Os impactos da IA no cérebro
Em um artigo publicado no 'The Conversation', o professor sênior de Estudos Sociais e Políticos, Antonio Cerella, apontou que pesquisas anteriores já evidenciam alterações cerebrais causadas por inovações. "Estudos mostram que as pessoas que dependem de GPS tendem a perder parte de sua capacidade de formar mapas mentais. Antes do advento da navegação por satélite, os motoristas de táxi de Londres memorizavam centenas de ruas. Como resultado, eles desenvolveram hipocampos aumentados. Essa é a região do cérebro associada à memória espacial", explicou.
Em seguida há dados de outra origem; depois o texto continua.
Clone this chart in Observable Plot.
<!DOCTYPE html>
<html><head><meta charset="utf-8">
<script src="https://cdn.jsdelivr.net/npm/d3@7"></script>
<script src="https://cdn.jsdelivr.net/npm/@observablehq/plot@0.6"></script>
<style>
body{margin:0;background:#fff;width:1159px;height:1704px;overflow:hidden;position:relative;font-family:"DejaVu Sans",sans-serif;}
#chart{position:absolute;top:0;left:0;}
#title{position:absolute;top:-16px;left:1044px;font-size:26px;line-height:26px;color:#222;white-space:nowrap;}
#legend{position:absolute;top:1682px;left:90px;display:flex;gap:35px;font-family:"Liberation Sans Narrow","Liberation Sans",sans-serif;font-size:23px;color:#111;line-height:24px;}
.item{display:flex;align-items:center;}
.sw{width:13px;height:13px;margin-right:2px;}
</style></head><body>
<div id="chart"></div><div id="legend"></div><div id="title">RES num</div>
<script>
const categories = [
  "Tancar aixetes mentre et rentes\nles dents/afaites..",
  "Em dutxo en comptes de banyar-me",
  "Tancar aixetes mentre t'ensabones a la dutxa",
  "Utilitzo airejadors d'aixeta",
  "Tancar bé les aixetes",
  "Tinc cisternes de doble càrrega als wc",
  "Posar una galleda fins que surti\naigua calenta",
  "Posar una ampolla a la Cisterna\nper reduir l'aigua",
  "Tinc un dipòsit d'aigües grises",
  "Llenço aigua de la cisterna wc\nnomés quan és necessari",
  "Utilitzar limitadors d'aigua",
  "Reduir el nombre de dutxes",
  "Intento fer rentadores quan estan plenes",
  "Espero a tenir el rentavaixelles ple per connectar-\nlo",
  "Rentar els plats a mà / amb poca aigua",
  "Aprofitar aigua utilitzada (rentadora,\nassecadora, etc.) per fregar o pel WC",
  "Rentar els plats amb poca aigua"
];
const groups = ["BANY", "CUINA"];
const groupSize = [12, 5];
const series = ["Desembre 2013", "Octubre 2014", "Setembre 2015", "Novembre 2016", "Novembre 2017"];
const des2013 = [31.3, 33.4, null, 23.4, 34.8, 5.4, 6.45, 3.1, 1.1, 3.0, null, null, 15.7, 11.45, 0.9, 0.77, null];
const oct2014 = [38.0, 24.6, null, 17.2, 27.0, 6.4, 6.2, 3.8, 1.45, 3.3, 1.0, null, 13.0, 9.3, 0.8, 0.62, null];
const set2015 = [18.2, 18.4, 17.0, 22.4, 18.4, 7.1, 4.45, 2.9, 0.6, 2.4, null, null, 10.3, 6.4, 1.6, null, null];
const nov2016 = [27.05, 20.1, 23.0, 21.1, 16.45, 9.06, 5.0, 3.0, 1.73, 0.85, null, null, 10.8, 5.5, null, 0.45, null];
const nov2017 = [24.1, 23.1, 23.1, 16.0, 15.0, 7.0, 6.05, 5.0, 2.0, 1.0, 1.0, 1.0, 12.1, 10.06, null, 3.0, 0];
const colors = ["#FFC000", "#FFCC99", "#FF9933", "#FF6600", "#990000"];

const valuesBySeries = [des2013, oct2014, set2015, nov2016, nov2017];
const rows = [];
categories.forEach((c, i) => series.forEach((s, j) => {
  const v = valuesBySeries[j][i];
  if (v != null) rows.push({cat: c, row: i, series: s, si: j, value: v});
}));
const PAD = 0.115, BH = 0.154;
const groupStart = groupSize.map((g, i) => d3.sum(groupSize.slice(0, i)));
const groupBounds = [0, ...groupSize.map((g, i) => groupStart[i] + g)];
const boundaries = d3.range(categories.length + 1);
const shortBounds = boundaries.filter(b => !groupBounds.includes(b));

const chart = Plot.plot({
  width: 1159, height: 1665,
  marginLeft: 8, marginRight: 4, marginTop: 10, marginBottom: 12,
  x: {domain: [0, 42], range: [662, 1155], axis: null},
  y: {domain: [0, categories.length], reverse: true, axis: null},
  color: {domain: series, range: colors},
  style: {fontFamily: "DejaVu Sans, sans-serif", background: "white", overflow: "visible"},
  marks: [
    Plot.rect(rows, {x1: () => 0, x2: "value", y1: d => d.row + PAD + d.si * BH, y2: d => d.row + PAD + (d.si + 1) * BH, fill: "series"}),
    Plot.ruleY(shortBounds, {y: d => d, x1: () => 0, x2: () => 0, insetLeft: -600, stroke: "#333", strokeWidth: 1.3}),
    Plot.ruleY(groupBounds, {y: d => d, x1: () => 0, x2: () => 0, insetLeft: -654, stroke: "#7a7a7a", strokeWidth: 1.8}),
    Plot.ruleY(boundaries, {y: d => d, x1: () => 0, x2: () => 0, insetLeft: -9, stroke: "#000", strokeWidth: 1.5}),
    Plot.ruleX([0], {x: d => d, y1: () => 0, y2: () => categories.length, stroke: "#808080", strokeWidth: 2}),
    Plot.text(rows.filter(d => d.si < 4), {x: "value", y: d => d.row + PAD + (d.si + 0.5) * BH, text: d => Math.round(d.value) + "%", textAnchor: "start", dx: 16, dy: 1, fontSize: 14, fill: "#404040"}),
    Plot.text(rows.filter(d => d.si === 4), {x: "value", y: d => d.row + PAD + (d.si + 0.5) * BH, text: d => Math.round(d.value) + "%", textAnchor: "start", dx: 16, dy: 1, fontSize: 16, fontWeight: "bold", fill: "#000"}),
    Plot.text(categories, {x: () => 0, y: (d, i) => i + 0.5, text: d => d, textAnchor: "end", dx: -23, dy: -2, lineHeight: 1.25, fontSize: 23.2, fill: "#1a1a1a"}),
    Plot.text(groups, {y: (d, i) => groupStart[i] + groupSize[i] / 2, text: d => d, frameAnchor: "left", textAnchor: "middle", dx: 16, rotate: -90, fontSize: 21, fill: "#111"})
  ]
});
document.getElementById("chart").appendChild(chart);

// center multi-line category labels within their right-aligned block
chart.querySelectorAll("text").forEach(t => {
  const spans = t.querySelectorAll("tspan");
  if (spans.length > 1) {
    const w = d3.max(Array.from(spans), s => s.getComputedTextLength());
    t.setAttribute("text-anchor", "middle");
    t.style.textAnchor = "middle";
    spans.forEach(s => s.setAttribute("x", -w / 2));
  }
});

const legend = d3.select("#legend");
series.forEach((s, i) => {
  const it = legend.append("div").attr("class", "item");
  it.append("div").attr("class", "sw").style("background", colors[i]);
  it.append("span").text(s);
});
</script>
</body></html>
A IA, conforme explica o cientista social, provoca um processo mental semelhante. Isso porque, principalmente no âmbito acadêmico, a tecnologia tem sido cada vez mais utilizada para escrever redações, resolver equações ou responder questões discursivas. Esse uso constante acaba reduzindo a reflexão e o pensamento lógico em favor do desempenho e da agilidade. "Muitos professores reconhecem aqueles alunos que produzem textos eloquentes e gramaticalmente impecáveis, mas revelam pouca compreensão do que escreveram. Isso representa a erosão silenciosa da percepção como uma atividade criativa", ressaltou.
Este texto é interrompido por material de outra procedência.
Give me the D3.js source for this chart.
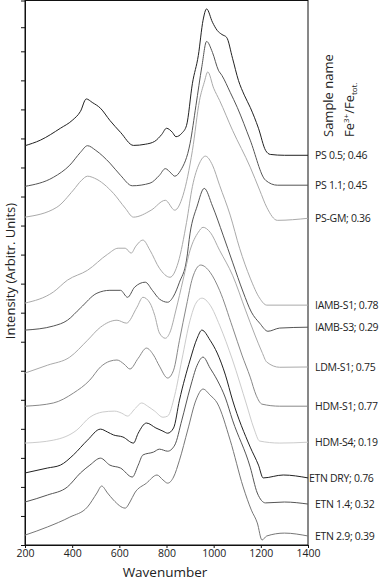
<!DOCTYPE html>
<html>
<head>
<meta charset="utf-8">
<script src="https://cdn.jsdelivr.net/npm/d3@7"></script>
<style>
  body { margin: 0; background: #fff; }
  text { font-family: "Open Sans", "Noto Sans", sans-serif; fill: #222; }
</style>
</head>
<body>
<script>
// spectra, stacked (wavenumber, arbitrary intensity incl. offset)

let sampleNames = ['PS 0.5', 'PS 1.1', 'PS-GM', 'IAMB-S1', 'IAMB-S3', 'LDM-S1', 'HDM-S1', 'HDM-S4', 'ETN DRY', 'ETN 1.4', 'ETN 2.9']
let feRatios = ['0.46', '0.45', '0.36', '0.78', '0.29', '0.75', '0.77', '0.19', '0.76', '0.32', '0.39']
let lineColors = ['#222', '#555', '#aaa', '#aaa', '#555', '#aaa', '#888', '#ccc', '#222', '#555', '#777']
let xTicks = [200, 400, 600, 800, 1000, 1200, 1400]
let yTicks = [0, 1, 2, 3, 4, 5, 6, 7, 8, 9, 10, 11, 12, 13, 14, 15, 16, 17, 17.83]

let ps05 = [[200,13.75],[265,13.94],[350,14.35],[400,14.62],[435,14.93],[460,15.36],[485,15.24],[520,15.04],[560,14.62],[605,14.21],[660,13.76],[710,13.80],[750,13.90],[780,14.14],[800,14.35],[825,14.21],[840,14.06],[865,14.18],[885,14.45],[910,15.90],[935,16.86],[955,18.07],[970,18.46],[995,18.00],[1015,17.72],[1035,17.58],[1055,17.48],[1080,16.76],[1105,16.00],[1130,15.49],[1155,15.07],[1190,14.35],[1220,13.59],[1240,13.45],[1300,13.42],[1400,13.42]]
let ps11 = [[200,12.35],[320,12.66],[390,13.08],[435,13.52],[465,13.75],[500,13.59],[560,13.15],[605,12.73],[655,12.37],[730,12.46],[770,12.73],[795,12.96],[820,12.80],[835,12.70],[860,12.90],[900,13.83],[925,15.14],[950,16.48],[970,17.34],[995,16.96],[1020,16.35],[1035,16.17],[1070,15.59],[1100,15.07],[1155,13.94],[1220,12.56],[1270,12.39],[1400,12.39]]
let psGM = [[200,11.29],[335,11.63],[405,12.22],[440,12.56],[465,12.70],[495,12.63],[575,12.11],[625,11.60],[660,11.29],[735,11.53],[795,11.87],[835,11.53],[870,12.04],[910,13.59],[940,15.31],[960,15.93],[975,16.29],[1000,15.73],[1025,15.31],[1080,14.28],[1155,13.01],[1195,12.22],[1225,11.63],[1270,11.18],[1400,11.25]]
let iambS1 = [[200,8.33],[320,8.71],[380,9.12],[465,9.46],[550,10.01],[595,10.22],[625,10.22],[650,10.05],[670,10.29],[700,10.50],[730,10.15],[770,9.53],[815,9.22],[850,9.74],[885,11.11],[910,12.35],[940,13.15],[965,13.39],[995,13.08],[1025,12.39],[1070,11.36],[1110,10.22],[1155,9.19],[1195,8.50],[1225,8.26],[1400,8.26]]
let iambS3 = [[200,7.40],[320,7.54],[380,7.74],[435,8.16],[505,8.67],[560,8.77],[605,8.77],[635,8.53],[665,8.88],[710,9.05],[740,8.77],[770,8.47],[805,8.36],[830,8.57],[855,9.05],[885,9.81],[900,10.74],[930,11.67],[960,12.28],[995,11.67],[1040,10.67],[1080,9.74],[1125,8.71],[1160,8.02],[1195,7.64],[1230,7.36],[1280,7.47],[1400,7.50]]
let ldmS1 = [[200,5.92],[295,6.19],[390,6.47],[465,7.05],[520,7.50],[590,7.74],[630,7.64],[675,8.19],[700,8.53],[730,8.33],[750,7.91],[770,7.30],[795,7.12],[815,7.33],[840,8.09],[870,9.12],[900,10.15],[935,10.77],[955,10.94],[985,10.77],[1025,10.15],[1080,9.29],[1135,8.09],[1175,7.23],[1205,6.64],[1225,6.30],[1280,6.12],[1400,6.13]]
let hdmS1 = [[200,4.78],[320,4.89],[405,5.23],[475,5.68],[520,6.13],[560,6.33],[590,6.37],[620,6.23],[645,6.06],[680,6.43],[715,6.78],[745,6.54],[770,6.16],[805,5.75],[830,6.02],[855,7.05],[885,8.26],[910,9.19],[945,9.64],[985,9.39],[1025,8.77],[1080,7.50],[1120,6.54],[1155,5.78],[1180,5.16],[1205,4.85],[1280,4.78],[1400,4.78]]
let hdmS4 = [[200,3.51],[320,3.61],[420,3.96],[475,4.40],[530,4.58],[580,4.61],[610,4.54],[635,4.44],[665,4.68],[695,4.89],[720,4.78],[750,4.61],[785,4.40],[805,4.44],[835,5.16],[865,6.37],[900,7.74],[925,8.33],[950,8.50],[985,8.26],[1025,7.57],[1080,6.37],[1140,4.82],[1170,4.03],[1195,3.58],[1280,3.51],[1400,3.54]]
let etnDry = [[200,2.48],[295,2.65],[350,2.75],[405,3.10],[465,3.61],[520,3.99],[550,3.89],[575,3.79],[615,3.72],[660,3.51],[680,3.85],[715,4.20],[755,4.03],[785,3.92],[805,3.85],[830,4.03],[855,4.99],[900,6.37],[930,7.12],[950,7.40],[985,7.05],[1015,6.61],[1050,5.85],[1080,4.99],[1155,3.37],[1190,2.75],[1210,2.31],[1295,2.41],[1400,2.31]]
let etn14 = [[200,1.48],[295,1.72],[380,2.00],[435,2.48],[475,2.75],[520,2.99],[560,2.75],[605,2.65],[655,2.34],[680,2.75],[700,3.10],[745,3.20],[770,3.30],[805,3.23],[835,3.44],[865,4.30],[900,5.40],[930,6.19],[955,6.47],[985,6.09],[1015,5.68],[1050,5.06],[1080,4.30],[1155,2.68],[1185,1.79],[1220,1.45],[1300,1.48],[1400,1.41]]
let etn29 = [[200,0.34],[295,0.62],[390,0.96],[465,1.31],[505,1.79],[525,2.03],[550,1.79],[575,1.55],[625,1.27],[645,1.48],[665,1.79],[715,2.13],[760,2.41],[785,2.24],[805,2.13],[830,2.34],[855,2.92],[890,3.96],[925,4.99],[955,5.37],[985,5.16],[1015,4.89],[1070,3.61],[1125,2.00],[1160,1.20],[1185,0.76],[1205,0.17],[1225,0.31],[1300,0.41],[1400,0.31]]

let spectra = [ps05, ps11, psGM, iambS1, iambS3, ldmS1, hdmS1, hdmS4, etnDry, etn14, etn29]
// label x nudges (ETN DRY sits a bit further left in the original)
let labelDx = [0, 0, 0, 0, 0, 0, 0, 0, -6, 0, 0]

let width = 382
let height = 581
let margin = { top: 0.5, right: 74, bottom: 36, left: 25 }

let svg = d3.select('body')
  .append('svg')
  .attr('width', width)
  .attr('height', height)

let xScale = d3.scaleLinear().domain([200, 1400]).range([margin.left, width - margin.right])
let yScale = d3.scaleLinear().domain([0, 18.75]).range([height - margin.bottom, margin.top])

// frame
svg.append('rect')
  .attr('x', margin.left)
  .attr('y', margin.top)
  .attr('width', xScale(1400) - margin.left)
  .attr('height', yScale(0) - margin.top)
  .attr('fill', 'none')
  .attr('stroke', '#111')
  .attr('stroke-width', 1)

// x axis
let xAxis = d3.axisBottom(xScale).tickValues(xTicks).tickSize(3).tickPadding(2).tickFormat(d3.format('d'))
let gx = svg.append('g')
  .attr('transform', 'translate(0,' + yScale(0) + ')')
  .call(xAxis)
gx.selectAll('text').style('font-size', '10.5px').attr('fill', '#222')
gx.selectAll('line, path').attr('stroke', '#111')

// y axis, ticks only
let yAxis = d3.axisLeft(yScale).tickValues(yTicks).tickSize(4).tickFormat('')
let gy = svg.append('g')
  .attr('transform', 'translate(' + margin.left + ',0)')
  .call(yAxis)
gy.selectAll('line, path').attr('stroke', '#111')

// lines
let line = d3.line()
  .x(d => xScale(d[0]))
  .y(d => yScale(d[1]))
  .curve(d3.curveMonotoneX)

svg.append('g')
  .selectAll('path')
  .data(spectra)
  .join('path')
  .attr('d', d => line(d))
  .attr('fill', 'none')
  .attr('stroke', (d, i) => lineColors[i])
  .attr('stroke-width', 1)

// sample labels
svg.append('g')
  .selectAll('text')
  .data(spectra)
  .join('text')
  .attr('x', (d, i) => xScale(1400) + 7 + labelDx[i])
  .attr('y', d => yScale(d[d.length - 1][1]))
  .attr('dy', '0.35em')
  .style('font-size', '10.5px')
  .style('letter-spacing', '-0.3px')
  .text((d, i) => sampleNames[i] + '; ' + feRatios[i])

// right-hand headers
svg.append('text')
  .attr('transform', 'translate(333,137) rotate(-90)')
  .style('font-size', '13px')
  .text('Sample name')

let fe = svg.append('text')
  .attr('transform', 'translate(354,137) rotate(-90)')
  .style('font-size', '13px')
fe.append('tspan').text('Fe')
fe.append('tspan').attr('dy', -5).style('font-size', '8px').text('3+')
fe.append('tspan').attr('dy', 5).text('/Fe')
fe.append('tspan').attr('dy', 3).style('font-size', '8px').text('tot.')

// axis titles
svg.append('text')
  .attr('x', 165)
  .attr('y', 577)
  .attr('text-anchor', 'middle')
  .style('font-size', '13.5px')
  .text('Wavenumber')

svg.append('text')
  .attr('transform', 'translate(15,271) rotate(-90)')
  .attr('text-anchor', 'middle')
  .style('font-size', '13px')
  .text('Intensity (Arbitr. Units)')
</script>
</body>
</html>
Habilidades humanas perdem espaço
Dessa forma, a IA pode gerar efeitos nocivos à mente. Cerella cita um levantamento publicado em 2024 que associa o excesso de confiança na ferramenta à diminuição das capacidades intelectuais das pessoas. Além disso, outro estudo, que avaliou 285 universitários, constatou impactos na tomada de decisões. De acordo com os pesquisadores, os participantes se tornaram "preguiçosos", deixando de utilizar funções cognitivas voltadas ao raciocínio e à análise.
"Quando passamos a confiar excessivamente nessas tecnologias, é provável que deixemos de exercitar habilidades essenciais, como o pensamento crítico e nossa capacidade de usar a linguagem de forma criativa. Os precedentes das pesquisas em psicologia e neurociência sugerem que devemos levar essa possibilidade a sério. Isso não significa que a IA deva ser rejeitada. Para aqueles que já formaram uma relação profunda e reflexiva com a linguagem, essas ferramentas podem ser aliadas úteis - extensões do pensamento em vez de substitutas", orientou.